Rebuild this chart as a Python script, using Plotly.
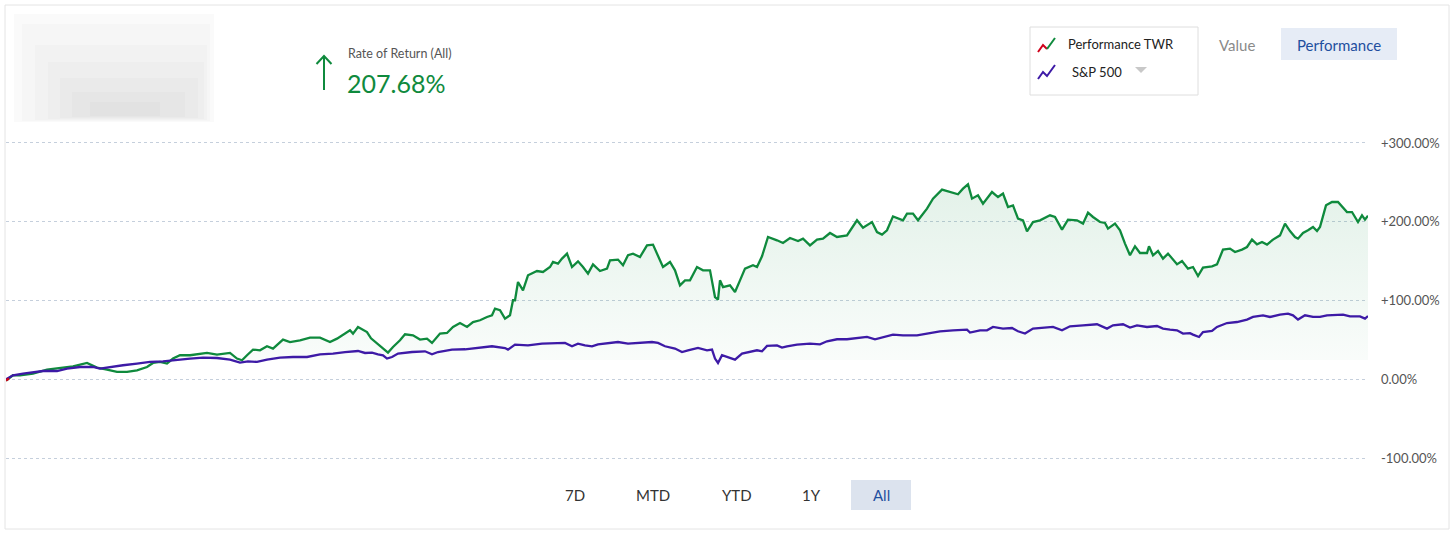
import plotly.graph_objects as go

# trading-day index (from start) and cumulative return in %
twr_day = [0, 3, 7, 14, 27, 41, 54, 67, 81, 91, 101, 111, 121, 131, 141, 147, 154, 161, 167, 174,
           184, 194, 201, 211, 224, 231, 236, 241, 247, 254, 261, 267, 277, 284, 294, 304, 314, 324,
           331, 344, 347, 352, 361, 365, 371, 377, 382, 387, 394, 399, 407, 414, 421, 426, 434, 441,
           447, 454, 461, 467, 474, 481, 486, 489, 494, 499, 504, 507, 509, 512, 517, 522, 531, 537,
           544, 547, 552, 556, 561, 566, 572, 577, 582, 587, 594, 601, 604, 612, 617, 622, 627, 634,
           641, 647, 654, 657, 664, 669, 674, 679, 684, 691, 697, 704, 709, 712, 714, 717, 724, 729,
           734, 739, 747, 751, 756, 762, 771, 777, 784, 792, 797, 804, 811, 817, 824, 831, 841, 851,
           857, 866, 871, 876, 881, 887, 897, 901, 907, 912, 921, 927, 936, 944, 952, 957, 962, 966,
           972, 977, 986, 992, 997, 1002, 1007, 1012, 1017, 1021, 1027, 1034, 1044, 1049, 1056, 1062,
           1071, 1077, 1082, 1087, 1094, 1099, 1102, 1109, 1114, 1119, 1124, 1129, 1134, 1141, 1143,
           1147, 1152, 1157, 1162, 1171, 1176, 1182, 1187, 1192, 1197, 1206, 1211, 1217, 1224, 1229,
           1236, 1241, 1246, 1251, 1256, 1261, 1267, 1274, 1279, 1284, 1289, 1292, 1297, 1302, 1307,
           1311, 1314, 1320, 1326, 1332, 1341, 1346, 1352, 1356, 1359, 1362]
twr_pct = [-1.5, 1.0, 5.1, 5.1, 7.2, 12.3, 14.8, 16.5, 20.7, 14.8, 12.3, 9.3, 9.3, 11.4, 15.6, 20.7,
           22.0, 19.9, 26.3, 30.5, 30.5, 32.6, 33.4, 31.3, 33.4, 26.3, 24.1, 30.5, 37.7, 36.8, 41.9,
           39.0, 50.4, 47.3, 49.5, 52.9, 52.9, 47.3, 51.6, 62.2, 58.0, 66.4, 60.0, 52.0, 45.3, 39.0,
           33.9, 41.0, 49.5, 57.1, 55.8, 50.4, 51.6, 46.1, 58.0, 58.8, 66.4, 71.4, 66.4, 72.7, 74.9,
           79.1, 81.2, 89.7, 87.6, 77.0, 81.2, 100.3, 100.3, 123.5, 112.9, 132.0, 137.4, 136.2, 142.5,
           148.9, 146.8, 153.2, 159.5, 142.5, 149.7, 142.5, 134.1, 145.9, 137.4, 140.5, 151.0, 151.9,
           144.7, 157.4, 159.5, 155.2, 170.0, 170.9, 151.0, 142.5, 148.9, 138.3, 119.3, 125.6, 125.6,
           142.5, 138.3, 138.3, 104.4, 101.1, 125.6, 117.1, 119.3, 110.8, 125.6, 140.5, 144.7, 142.5,
           156.1, 180.6, 176.4, 173.0, 179.3, 175.5, 178.5, 170.0, 177.3, 178.5, 185.7, 180.6, 182.7,
           201.8, 192.5, 199.6, 186.9, 183.6, 189.1, 206.8, 201.8, 210.3, 210.3, 201.8, 216.6, 229.3,
           240.7, 237.7, 234.8, 242.0, 247.5, 229.3, 233.5, 223.0, 237.7, 231.3, 235.7, 218.7, 220.8,
           203.9, 201.8, 187.8, 199.6, 201.8, 208.1, 206.0, 190.0, 202.7, 201.8, 197.6, 211.5, 206.0,
           199.6, 198.4, 191.2, 197.6, 189.1, 172.2, 157.4, 168.8, 160.3, 160.3, 168.8, 157.4, 162.8,
           153.2, 159.5, 145.9, 150.1, 140.5, 142.5, 131.1, 141.7, 143.4, 145.9, 164.6, 165.9, 161.5,
           164.6, 167.9, 177.3, 171.3, 174.2, 170.9, 177.3, 182.7, 197.6, 188.2, 180.6, 178.5, 185.7,
           189.1, 193.3, 188.2, 193.3, 220.8, 225.0, 225.0, 212.3, 212.3, 199.6, 208.1, 202.7, 207.68]

spx_day = [0, 7, 17, 27, 37, 51, 61, 74, 87, 94, 104, 117, 131, 144, 157, 171, 184, 197, 211, 224,
           234, 242, 251, 261, 274, 287, 301, 314, 327, 339, 352, 359, 366, 372, 377, 381, 386, 392,
           406, 419, 426, 432, 446, 459, 472, 486, 499, 502, 509, 522, 536, 549, 559, 566, 572, 579,
           586, 592, 606, 612, 622, 632, 646, 652, 659, 669, 676, 682, 692, 701, 706, 709, 712, 716,
           721, 726, 729, 736, 744, 751, 756, 761, 771, 776, 781, 791, 804, 814, 821, 831, 841, 851,
           861, 869, 877, 887, 897, 911, 921, 934, 947, 961, 964, 974, 981, 987, 997, 1006, 1012, 1019,
           1027, 1034, 1047, 1056, 1064, 1077, 1091, 1101, 1107, 1117, 1124, 1131, 1141, 1151, 1157,
           1164, 1171, 1177, 1184, 1187, 1193, 1197, 1206, 1211, 1221, 1231, 1241, 1247, 1257, 1264,
           1274, 1282, 1287, 1292, 1299, 1307, 1314, 1321, 1331, 1337, 1344, 1354, 1359, 1362]
spx_pct = [0.0, 5.1, 7.2, 9.3, 10.5, 10.5, 13.6, 15.6, 15.6, 13.6, 15.6, 17.8, 19.9, 22.0, 22.8, 25.0,
           26.3, 27.5, 27.0, 25.0, 21.2, 22.8, 22.0, 25.0, 27.5, 28.3, 28.3, 31.7, 32.6, 34.6, 35.9,
           33.4, 33.9, 31.7, 30.5, 26.3, 28.3, 32.6, 34.6, 35.5, 31.7, 34.6, 37.7, 38.1, 39.7, 41.9,
           39.7, 37.7, 44.0, 43.1, 45.3, 46.1, 46.1, 41.9, 45.3, 43.1, 41.9, 44.4, 46.1, 47.3, 45.3,
           46.1, 47.3, 46.1, 41.9, 39.0, 34.6, 36.8, 39.7, 36.8, 37.7, 26.3, 20.7, 30.5, 28.3, 27.0,
           25.0, 32.6, 34.6, 36.8, 35.5, 42.3, 43.1, 40.2, 41.9, 44.0, 45.3, 44.4, 48.2, 50.8, 50.8,
           52.4, 53.7, 50.8, 53.7, 56.7, 55.8, 55.8, 58.0, 60.9, 62.2, 63.1, 59.3, 62.2, 62.2, 66.4,
           64.3, 65.1, 60.9, 58.0, 64.3, 65.1, 66.4, 62.2, 67.3, 68.5, 69.8, 64.3, 68.5, 69.8, 65.6,
           68.5, 66.4, 67.6, 64.3, 63.1, 62.2, 58.0, 58.6, 56.7, 53.7, 60.0, 61.3, 66.4, 71.4, 72.7,
           75.8, 79.1, 81.2, 79.1, 82.1, 83.4, 81.2, 75.8, 81.2, 79.1, 79.1, 81.2, 81.2, 82.1, 79.9,
           79.9, 77.0, 80.3]

tick_vals = [300, 200, 100, 0, -100]
tick_text = ['+300.00%', '+200.00%', '+100.00%', '0.00%', '-100.00%']
range_buttons = ['7D', 'MTD', 'YTD', '1Y', 'All']
total_return = '207.68%'

GREEN = '#0f8a3d'
PURPLE = '#3d1aa6'
RED = '#d0021b'
FONT = 'Lato, Open Sans, sans-serif'

W, H = 1456, 537
ML, MR, MT, MB = 6, 88, 139, 75
PW, PH = W - ML - MR, H - MT - MB


def px(x):
    return (x - ML) / PW


def py(y):
    return (H - MB - y) / PH


fig = go.Figure()
fig.add_trace(go.Scatter(
    x=twr_day, y=twr_pct, mode='lines', name='Performance TWR',
    line=dict(color=GREEN, width=2.3), fill='tozeroy',
    fillgradient=dict(type='vertical', start=0, stop=250,
                      colorscale=[[0, 'rgba(255,255,255,0)'], [0.1, 'rgba(255,255,255,0)'],
                                  [0.1, 'rgba(20,140,70,0.025)'], [1, 'rgba(20,140,70,0.12)']]),
))
fig.add_trace(go.Scatter(x=spx_day, y=spx_pct, mode='lines', name='S&P 500',
                         line=dict(color=PURPLE, width=2.3)))
fig.add_trace(go.Scatter(x=twr_day[:2], y=twr_pct[:2], mode='lines',
                         line=dict(color=RED, width=2.3)))

shapes = []
# card border
shapes.append(dict(type='rect', xref='paper', yref='paper', x0=px(5), x1=px(1449), y0=py(5), y1=py(529),
                   line=dict(color='#e4e4e4', width=1), layer='below'))
# blurred account block (soft layered greys)
for (x0, y0, x1, y1, c) in [(14, 14, 214, 122, '#fafafa'), (22, 24, 210, 121, '#f6f6f6'),
                            (35, 45, 207, 120, '#f2f2f2'), (48, 62, 204, 119, '#eeeeee'),
                            (60, 78, 198, 118, '#eaeaea'), (72, 92, 185, 117, '#e6e6e6'),
                            (90, 102, 160, 116, '#e2e2e2')]:
    shapes.append(dict(type='rect', xref='paper', yref='paper', x0=px(x0), x1=px(x1), y0=py(y0), y1=py(y1),
                       fillcolor=c, line=dict(width=0), layer='below'))
# up arrow
shapes.append(dict(type='line', xref='paper', yref='paper', x0=px(324), x1=px(324), y0=py(57), y1=py(90),
                   line=dict(color=GREEN, width=2)))
shapes.append(dict(type='path', xref='paper', yref='paper',
                   path=f'M {px(316.5)},{py(64)} L {px(324)},{py(56)} L {px(331.5)},{py(64)}',
                   line=dict(color=GREEN, width=2)))
# legend box
shapes.append(dict(type='rect', xref='paper', yref='paper', x0=px(1030), x1=px(1198), y0=py(27), y1=py(95),
                   line=dict(color='#dedede', width=1), fillcolor='white'))
shapes.append(dict(type='path', xref='paper', yref='paper',
                   path=f'M {px(1038)},{py(52)} L {px(1043)},{py(45)} L {px(1047)},{py(49)}',
                   line=dict(color=RED, width=2)))
shapes.append(dict(type='path', xref='paper', yref='paper',
                   path=f'M {px(1047)},{py(49)} L {px(1055)},{py(38)}',
                   line=dict(color=GREEN, width=2)))
shapes.append(dict(type='path', xref='paper', yref='paper',
                   path=f'M {px(1038)},{py(79)} L {px(1043)},{py(72)} L {px(1047)},{py(76)} L {px(1055)},{py(65)}',
                   line=dict(color=PURPLE, width=2)))
shapes.append(dict(type='path', xref='paper', yref='paper',
                   path=f'M {px(1135)},{py(67)} L {px(1147)},{py(67)} L {px(1141)},{py(73)} Z',
                   fillcolor='#c8c8c8', line=dict(width=0)))
# performance toggle
shapes.append(dict(type='rect', xref='paper', yref='paper', x0=px(1281), x1=px(1397), y0=py(28), y1=py(60),
                   fillcolor='#e6ecf6', line=dict(width=0)))
# "All" range button
shapes.append(dict(type='rect', xref='paper', yref='paper', x0=px(851), x1=px(911), y0=py(480), y1=py(510),
                   fillcolor='#dce3ee', line=dict(width=0)))

annotations = [
    dict(text='Rate of Return (All)', x=px(346), y=py(53), xanchor='left', yanchor='middle',
         font=dict(size=12.5, color='#555555')),
    dict(text=total_return, x=px(345), y=py(83), xanchor='left', yanchor='middle',
         font=dict(size=25, color=GREEN)),
    dict(text='Performance TWR', x=px(1066), y=py(44), xanchor='left', yanchor='middle',
         font=dict(size=13, color='#222222')),
    dict(text='S&P 500', x=px(1070), y=py(72), xanchor='left', yanchor='middle',
         font=dict(size=13, color='#222222')),
    dict(text='Value', x=px(1237), y=py(45), xanchor='center', yanchor='middle',
         font=dict(size=15, color='#8a8a8a')),
    dict(text='Performance', x=px(1339), y=py(45), xanchor='center', yanchor='middle',
         font=dict(size=15, color='#1f4f9f')),
]
for label, cx in zip(range_buttons, [575, 653, 737, 811, 881]):
    annotations.append(dict(text=label, x=px(cx), y=py(495), xanchor='center', yanchor='middle',
                            font=dict(size=15, color='#1f4f9f' if label == 'All' else '#333333')))
for a in annotations:
    a.update(xref='paper', yref='paper', showarrow=False)

fig.update_layout(
    width=W, height=H,
    margin=dict(l=ML, r=MR, t=MT, b=MB),
    paper_bgcolor='white', plot_bgcolor='white',
    showlegend=False, hovermode=False,
    font=dict(family=FONT, color='#555555'),
    shapes=shapes, annotations=annotations,
    xaxis=dict(range=[0, 1362], visible=False),
    yaxis=dict(range=[-105, 305], side='right', tickvals=tick_vals, ticktext=tick_text,
               showgrid=True, gridcolor='#c5cfdc', griddash='dot', gridwidth=1,
               zeroline=False, showline=False, ticks='', ticklabelstandoff=12,
               tickfont=dict(size=13, color='#555555')),
)

# drop the browser's default body margin so the figure sits at the page origin
fig.write_html('out.html', config={'displayModeBar': False},
               post_script="document.body.style.margin='0';")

Task goal: Repeat exactly and only the lines from the start of the data above through the line that holds "import plotly.graph_objects as go", inclusive. Pictures do not belong in the copy.

Solution for this task:
Rebuild this chart as a Python script, using Plotly.
import plotly.graph_objects as go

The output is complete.